The answer may seem unconventional, but the research is clear: Start educating our children earlier and do it better.
Studies have confirmed that kids participating in quality early learning programs are notably more likely to enter school with the underlying skills they need to succeed, both academically and later in the work force.
Such programs can increase language skills, lower the need for special education and increase graduation rates for their participants. And particularly important to employers, quality early learning programs increase rates of employment for graduates by as much as 22 percent at age 40.
And what’s more, they’re economically sound. The most recent major 25-year follow-up study of the benefits of quality early learning programs appeared in the journal Science in June, and noted that investments in Chicago’s Child-Parent Centers returned $10 for every $1 invested.
That’s a fantastic rate of return. And that’s not mentioning the immediate benefits that early education provides.
According to the national business leaders organization, America’s Edge, investments in quality early learning generate as much or more in new sales as Maine’s investments in construction, transportation or farming, forestry, fishing and hunting. In fact, every $1 invested in early learning will generate a total of $1.78 in sales for local businesses.
Conversely, we stand to lose the same amount for every dollar of funding we cut.
We should seriously consider the economic windfall that early education provides our state, before, in an effort to rein in costs, we shortchange both our kids and our economy.
The bottom line: quality early learning works. That’s why we are hoping the Legislature will protect Maine’s funding for these programs as policymakers in Augusta hash out a solution to a budget shortfall for the Department of Health and Human Services.
By chopping support for high-quality early education, we not only hurt Maine’s kids, we also damage our economy’s pipeline of skilled workers. That’s something Mainers can’t afford. It’s as simple as that.
Bill Miller owns Miller’s Drug Store and Dan Tremble owns Fairmount Market; both are in Bangor.



Maybe I should invest my savings in early education, then just sit back and watch the money roll in. Was this ghost written by Bernie Madoff?
Maybe I should invest my savings in early education, then just sit back and watch the money roll in. Was this ghost written by Bernie Madoff?
When you can convince parents to stop accepting dumbed down standards in early and elemetary school education, you might see the improvements you want.
We as a society have to stop pushing children through the system who as an end product can be classified as functionally illiterate. There is absolutely NO escuse for this.
We also need to stop expanding the Education Empire, by giving them ever more money and our children at younger ages.
The teaching unions have been salivating at the thought of mandatory preschool for four year olds.

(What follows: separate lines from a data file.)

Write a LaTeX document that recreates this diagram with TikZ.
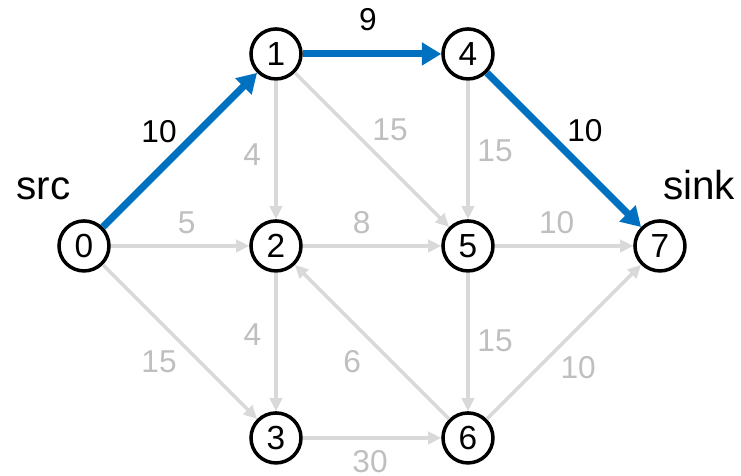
\documentclass[tikz,border=0pt]{standalone}
\usepackage{fontspec}
\setmainfont{Liberation Sans}
\usepackage{tikz}
\usetikzlibrary{arrows.meta, positioning}
\definecolor{flowblue}{RGB}{0,112,192}
\definecolor{edgegray}{RGB}{217,217,217}
\definecolor{lblgray}{RGB}{191,191,191}
\tikzset{
  vertex/.style={circle, draw=black, fill=white, minimum size=1cm,
    inner sep=0pt, line width=2pt, font=\fontsize{19}{21}\selectfont},
  flowarrow/.style={-{Triangle[length=11pt, width=12.5pt]},
    line width=4pt, color=flowblue},
  grayarrow/.style={-{Triangle[length=7.5pt, width=7pt]},
    line width=2pt, color=edgegray},
  flowlbl/.style={font=\fontsize{18}{20}\selectfont, text=black},
  graylbl/.style={font=\fontsize{18}{20}\selectfont, text=lblgray},
  endlbl/.style={font=\fontsize{23}{25}\selectfont}
}

\begin{document}
\begin{tikzpicture}[x=3.84cm, y=3.84cm]
  \useasboundingbox (-0.4375,-1.198) rectangle (3.422,1.281);
  % vertices
  \node[vertex] (n0) at (0,0) {0};
  \node[vertex] (n1) at (1,1) {1};
  \node[vertex] (n2) at (1,0) {2};
  \node[vertex] (n3) at (1,-1) {3};
  \node[vertex] (n4) at (2,1) {4};
  \node[vertex] (n5) at (2,0) {5};
  \node[vertex] (n6) at (2,-1) {6};
  \node[vertex] (n7) at (3,0) {7};
  \node[endlbl] (src) at (-0.21,0.30) {src};
  \node[endlbl] (sink) at (0.203+3,0.315) {sink};
  % gray edges
  \draw[grayarrow] (n0) -- (n2);
  \draw[grayarrow] (n0) -- (n3);
  \draw[grayarrow] (n1) -- (n2);
  \draw[grayarrow] (n1) -- (n5);
  \draw[grayarrow] (n2) -- (n5);
  \draw[grayarrow] (n2) -- (n3);
  \draw[grayarrow] (n4) -- (n5);
  \draw[grayarrow] (n5) -- (n7);
  \draw[grayarrow] (n5) -- (n6);
  \draw[grayarrow] (n3) -- (n6);
  \draw[grayarrow] (n6) -- (n2);
  \draw[grayarrow] (n6) -- (n7);
  % augmenting path
  \draw[flowarrow] (n0) -- (n1);
  \draw[flowarrow] (n1) -- (n4);
  \draw[flowarrow] (n4) -- (n7);
  % capacities
  \node[flowlbl] (c01) at (0.391,0.598) {10};
  \node[flowlbl] (c14) at (1.479,1.177) {9};
  \node[flowlbl] (c47) at (2.609,0.602) {10};
  \node[graylbl] (c12) at (0.876,0.477) {4};
  \node[graylbl] (c15) at (1.594,0.607) {15};
  \node[graylbl] (c45) at (2.141,0.494) {15};
  \node[graylbl] (c02) at (0.535,0.121) {5};
  \node[graylbl] (c25) at (1.446,0.121) {8};
  \node[graylbl] (c57) at (2.462,0.121) {10};
  \node[graylbl] (c23) at (0.877,-0.461) {4};
  \node[graylbl] (c03) at (0.391,-0.605) {15};
  \node[graylbl] (c62) at (1.397,-0.605) {6};
  \node[graylbl] (c56) at (2.141,-0.496) {15};
  \node[graylbl] (c67) at (2.574,-0.634) {10};
  \node[graylbl] (c36) at (1.49,-1.125) {30};
\end{tikzpicture}
\end{document}
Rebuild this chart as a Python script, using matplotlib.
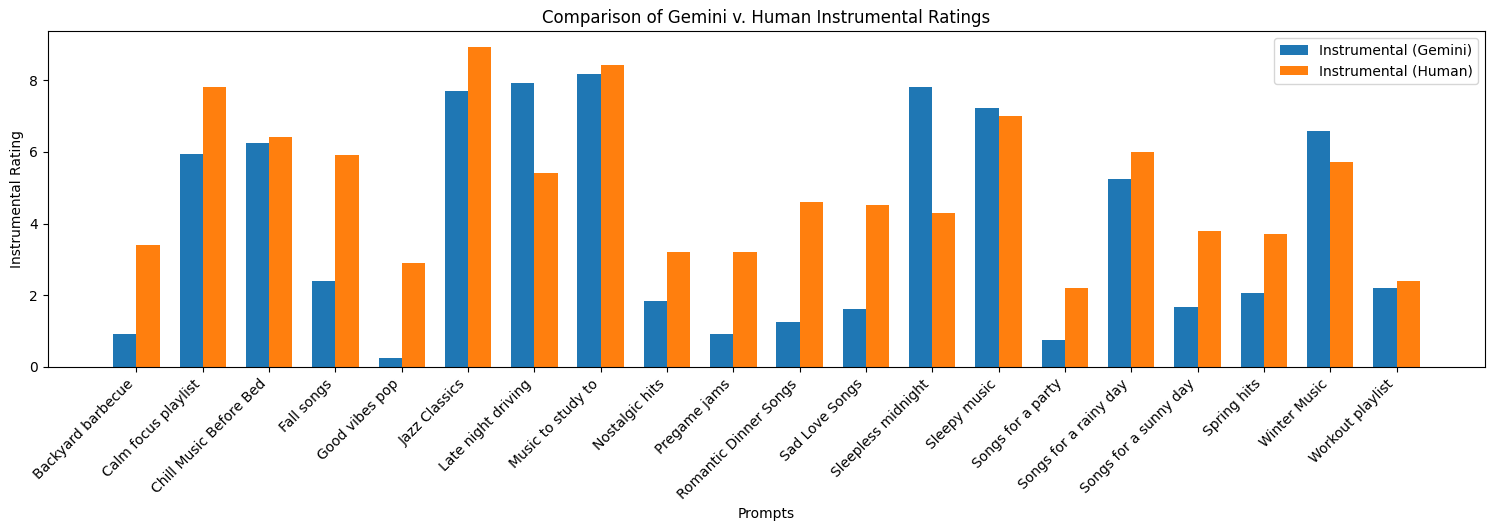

If the authors are interested in boosting early education quality in Maine, they should advocate for voucher money that goes to private daycare and preschool providers — not preschool through the public school system.
We don’t need an expansion to a model that is already proving unsuccessful. No more public school inroads — all Day K is bad enough.
All day Kindergarten is the best thing since sliced bread. Don’t knock it?
I agree that young children benefit from “education” but in my view that education ought to come from the parents. Children do best when they receive nurturing guidance from parents while they are young. If society wants to produce well-educated adults, they ought to promote policies that encourage and enable parents to be with their children.
The tax code is one such vehicle to encourage good parenting. We offer parents deductions and credits for children in the tax code. The reason is because raising children takes money and time on the part of parents and society as a whole has a vested interest in producing well adjusted adult citizens. Now we need to demand, as a society, that parents fulfill their responsibility toward their children. Instead of asking the state to do more and more to raise their children, parents ought to be doing the job that is entrusted to them when they conceive and give birth to a child.
If better and more early education programs were really the answer to producing educated kids, then why were kids better educated 50 years ago, when such programs were less prevalent, than they are today?
And where are we going to get more dedicated parents, obvioulsy a declining commodity? Through coercion, as you seem to imply?
You bet–send them to their homes with their children and don’t let them out until the kids can read, write and cipher…
No, really, I think we start by re-defining the discourse. Discard the “it takes a village to raise a child” mantra and assert that it takes a parent, on site and actively engaged, with the TV and video games off, to raise a child. Sure, a village environment is a wonderful place for children to grow up in–but the US does not live in villages. We live in towns and cities where most people don’t even know their neighbors at all–certainly not enough to say “Hey- watch my kid while I grind the corn meal and gather firewood!”
Then we examine how the resources we spend separating parents from their children could be used to unite parents and children. We don’t need more Head Start and longer grade school days and years. We don’t need more federally and state funded day cares. We need to move back to a job market that pays enough for one parent to stay home with the kids.
I grew up in the 50’s with both my parents working. The difference was that my parents didn’t spend their free time with toys of their own. We kids were the toys, so to speak.
As children we knew that if we didn’t pass the tests required to move to he next grade level, we spent another year in the same grade. One heck of a motivator to get the job done. When I graduated from 8th grade, the entire class could read, write, and understand what they were reading. The entire class could do their math and had already had 2 years of algebra. Our parants never had to ask why we didn’t have homework in a subject, because we always had hoemwork in every subject. If we didn’t turn in our homework, the teacher would be on the phone to find out why.
Our parents NEVER sent us to school on an empty stomach. NEVER sent us to school without a lunch or lunch money. By the time I was in 2nd grade, I was quite capable of making my own breakfast. I would bet money that virtually all these kids who are getting a free breakfast and lunch today come from families who are already getting food stamps.
It is the job of the schools to educate our children. Not turn them into drug dependent ritilin heads.